In particular, his self-confidence has increased significantly.
The final phase of the race, the head-to-head team challenges, were Miller’s favourite part, he said. He said he is more competent at them than running or cycling through trails.
From his own perspective, Roadhouse said the hatchet toss challenge and the milk crate challenge, where racers had to climb on top of seven milk crates and change positions (while being secured with safety harnesses) seemed to be the most interesting.
He said that every year the race takes a lot of time and effort to put together, but it is certainly always worth it.
“It’s a blast,” said Roadhouse.
“It’s a lot of work putting it on but it’s well worth it because it is a lot of fun,” he added.
That’s not to say everything went off without a hitch though.
Roadhouse said the first event, where each team would have to build a fire on the beach to boil water before they could begin the race, had an elaborate beginning that was botched somewhat.
Roadhouse had arranged for a friend of his with a private plane to do an airdrop with the matches to light the fires.
Unfortunately, the flagging tape that was used to mark the packages all bunched together and they all got hooked on the tail of the airplane.

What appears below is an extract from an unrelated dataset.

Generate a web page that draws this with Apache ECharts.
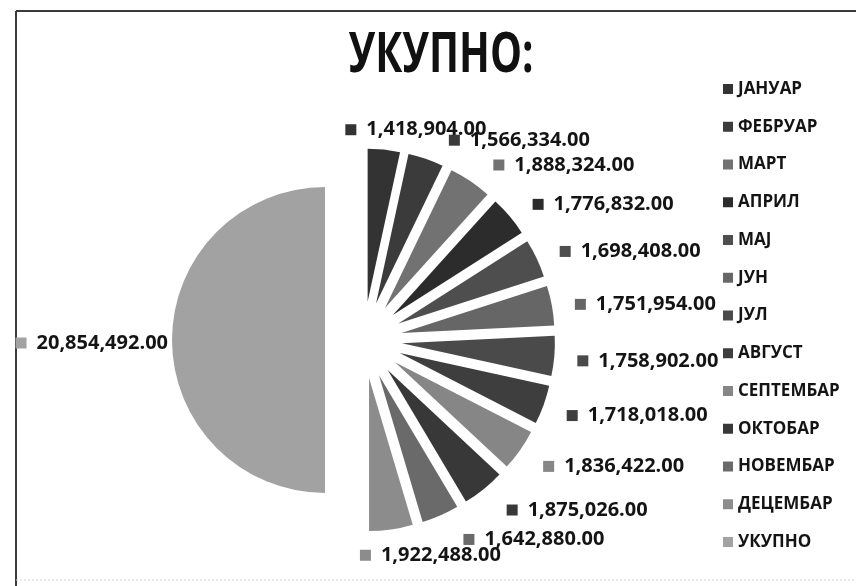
<!DOCTYPE html>
<html><head><meta charset="utf-8">
<script src="https://cdn.jsdelivr.net/npm/echarts@6/dist/echarts.min.js"></script>
<style>html,body{margin:0;padding:0;background:#fff}#c{width:856px;height:586px}</style>
</head><body><div id="c"></div>
<script>
const categories = ['ЈАНУАР','ФЕБРУАР','МАРТ','АПРИЛ','МАЈ','ЈУН','ЈУЛ','АВГУСТ','СЕПТЕМБАР','ОКТОБАР','НОВЕМБАР','ДЕЦЕМБАР','УКУПНО'];
const values = [1418904,1566334,1888324,1776832,1698408,1751954,1758902,1718018,1836422,1875026,1642880,1922488,20854492];
const colors = ['#333333','#3b3b3b','#727272','#2c2c2c','#4e4e4e','#666666','#4a4a4a','#3e3e3e','#868686','#383838','#6a6a6a','#8c8c8c','#a2a2a2'];
const titleText = 'УКУПНО:';

const CX = 363.5, CY = 340, R = 153, OFF = 38.5;
const FONT = '"Open Sans", "Liberation Sans", sans-serif';
const total = values.reduce((a, b) => a + b, 0);
const mids = [];
let acc = 0;
values.forEach(v => { mids.push((acc + v / 2) / total * 2 * Math.PI); acc += v; });

function fmt(v) { return v.toLocaleString('en-US', {minimumFractionDigits: 2, maximumFractionDigits: 2}); }

const data = categories.map((name, i) => ({
  name: name, value: values[i], selected: true,
  itemStyle: {color: colors[i]},
  label: {rich: {
    s: {width: 11, height: 11, backgroundColor: colors[i]},
    v: {fontFamily: FONT, fontWeight: 'bold', fontSize: 20, color: '#141414', lineHeight: 22, padding: [0, 0, 0, 10]}
  }}
}));

const chart = echarts.init(document.getElementById('c'), null, {renderer: 'canvas'});
chart.setOption({
  animation: false,
  backgroundColor: '#ffffff',
  graphic: [
    {type: 'line', shape: {x1: 16, y1: 11, x2: 856, y2: 11}, style: {stroke: '#3a3a3a', lineWidth: 2}},
    {type: 'line', shape: {x1: 16, y1: 11, x2: 16, y2: 586}, style: {stroke: '#3a3a3a', lineWidth: 2}},
    {type: 'line', shape: {x1: 16, y1: 580, x2: 856, y2: 580}, style: {stroke: '#d0d0d0', lineWidth: 1, lineDash: [2, 2]}},
    {type: 'text', x: 441, y: 56, scaleX: 0.72,
     style: {text: titleText, font: 'bold 56px "Open Sans", sans-serif', fill: '#111111', align: 'center', verticalAlign: 'middle'}}
  ],
  legend: {
    orient: 'vertical', left: 718, top: 74, icon: 'rect', itemWidth: 10, itemHeight: 10, itemGap: 17.75,
    selectedMode: false,
    textStyle: {fontFamily: FONT, fontWeight: 'bold', fontSize: 17, color: '#141414', lineHeight: 20},
    data: categories
  },
  series: [{
    type: 'pie', center: [CX, CY], radius: R, startAngle: 90, clockwise: true,
    selectedMode: 'multiple', selectedOffset: OFF, avoidLabelOverlap: false,
    itemStyle: {borderWidth: 0},
    emphasis: {disabled: true},
    select: {itemStyle: {borderWidth: 0}},
    label: {show: true, position: 'outside', formatter: p => '{s|}{v|' + fmt(p.value) + '}'},
    labelLine: {show: false},
    labelLayout: function (p) {
      const a = mids[p.dataIndex];
      const ux = Math.sin(a), uy = -Math.cos(a);
      const ox = CX + (R + OFF) * ux, oy = CY + (R + OFF) * uy;
      const lr = p.labelRect;
      const w = lr.width, h = lr.height;
      let left;
      if (ux >= 0) { const f = Math.max(0, 1 - Math.pow(ux / 0.3, 2)); left = ox + 23 - w / 2 * f; }
      else { left = ox - 4 - w; }
      const cy = oy + 23 * uy + 3;
      const nowLeft = lr.x + OFF * ux, nowCy = lr.y + h / 2 + OFF * uy;
      return {dx: left - nowLeft, dy: cy - nowCy};
    },
    data: data
  }]
});
</script></body></html>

Roadhouse said about 400 hours of work goes into planning the race every year.
He added he has already started work on next year’s race, which will take place Oct. 2nd-3rd.
“I started planning next year’s race about a month ago,” said Roadhouse.
This year, 10 teams of four participated in the Gull Lake Adventure Race.
As for the fundraising, Roadhouse said he hadn’t completely totaled the numbers yet, but estimated the event had pulled in over $23,000 which was about what was expected.